'''
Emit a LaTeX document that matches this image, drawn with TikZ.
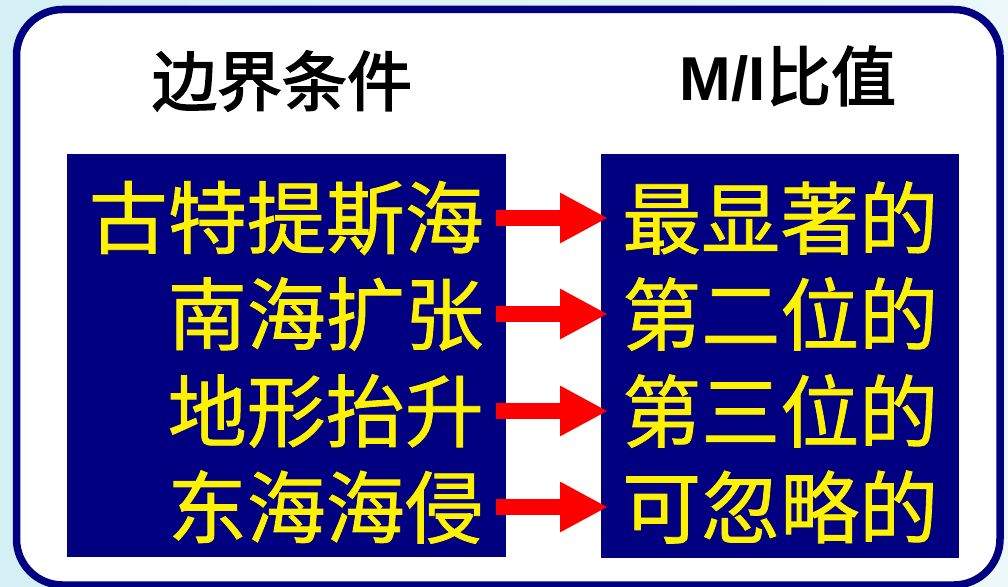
\documentclass[tikz,border=0pt]{standalone}
\usepackage{fontspec}
\usetikzlibrary{arrows.meta}
\newfontfamily\cjk{Noto Sans CJK SC}[FakeBold=1]
\newfontfamily\cjkh{Noto Sans CJK SC}[FakeBold=2.5]
\newfontfamily\latinb{Liberation Sans}
\definecolor{navy}{RGB}{0,0,128}
\definecolor{bgl}{RGB}{212,240,245}
\definecolor{bgr}{RGB}{236,248,250}
\tikzset{
  panel/.style={fill=navy, draw=none, inner sep=0pt},
  lefttxt/.style={anchor=east, inner sep=0pt, text=yellow, font=\cjk\fontsize{79}{81}\selectfont},
  righttxt/.style={anchor=west, inner sep=0pt, text=yellow, font=\cjk\fontsize{79}{81}\selectfont},
  heading/.style={inner sep=0pt, text=black},
  redarrow/.style={draw=red, line width=16pt, -{Triangle[length=48pt,width=47pt]}}
}
\begin{document}
\begin{tikzpicture}[x=1pt,y=-1pt]
\useasboundingbox (0,0) rectangle (1008,586);
\shade[left color=bgl, right color=bgr] (0,0) rectangle (1008,586);
\path[fill=white, draw=navy, line width=7.5pt, rounded corners=46pt] (16.5,9.5) rectangle (1000,585);
% headings
\node[heading, font=\cjkh\fontsize{65}{67}\selectfont] (h1) at (282,81) {边界条件};
\node[heading] (h2) at (788,76) {{\latinb\bfseries\fontsize{62}{64}\selectfont M/I}{\cjkh\fontsize{65}{67}\selectfont 比值}};
% panels
\node[panel, minimum width=439pt, minimum height=403pt] (lp) at (286.5,355.5) {};
\node[panel, minimum width=358pt, minimum height=404pt] (rp) at (780,356) {};
% texts
\node[lefttxt] (l1) at (484,218) {古特提斯海};
\node[lefttxt] (l2) at (484,314) {南海扩张};
\node[lefttxt] (l3) at (484,411) {地形抬升};
\node[lefttxt] (l4) at (484,507) {东海海侵};
\node[righttxt] (r1) at (622,218) {最显著的};
\node[righttxt] (r2) at (622,314) {第二位的};
\node[righttxt] (r3) at (622,411) {第三位的};
\node[righttxt] (r4) at (622,507) {可忽略的};
% arrows
\foreach \i in {1,2,3,4}{
  \draw[redarrow] ([xshift=12pt]l\i.east) -- ([xshift=-14pt]r\i.west);
}
\end{tikzpicture}
\end{document}
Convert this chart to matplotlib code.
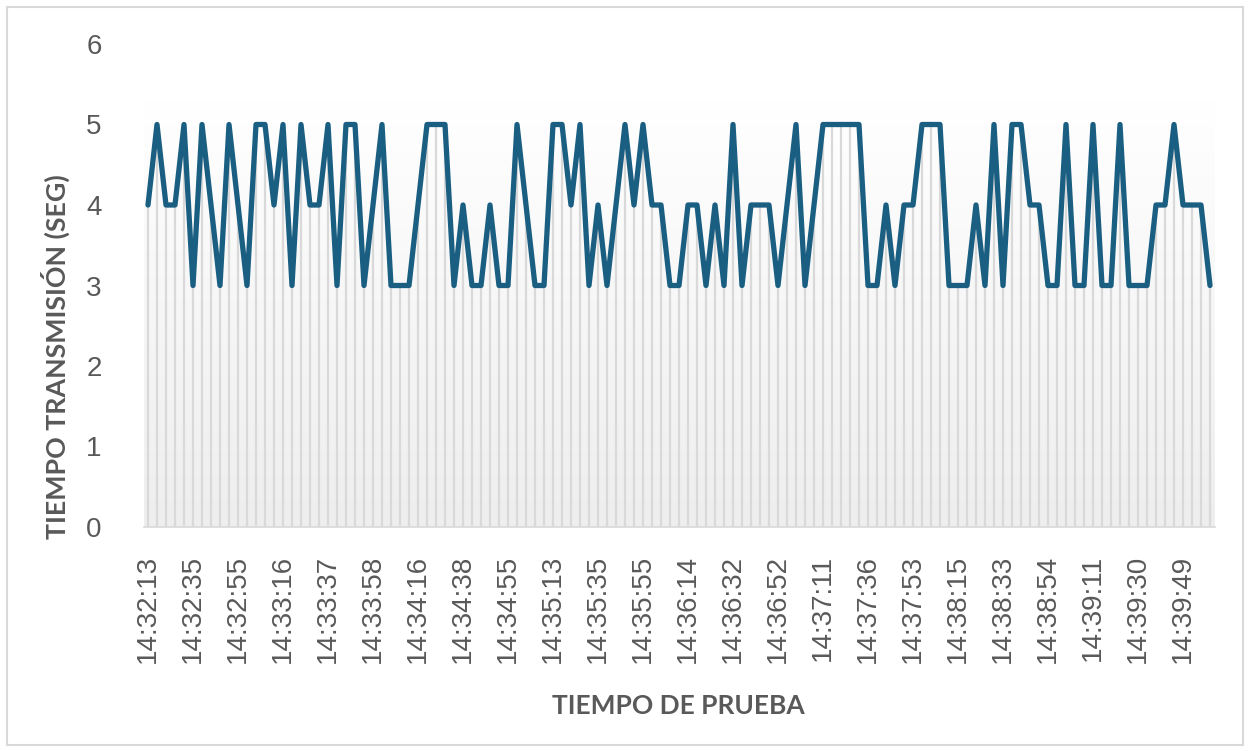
'''
> WHAT IS EXPECTED: Say only how many lines in the records carry the word "this".

> EXERCISE OUTPUT: 2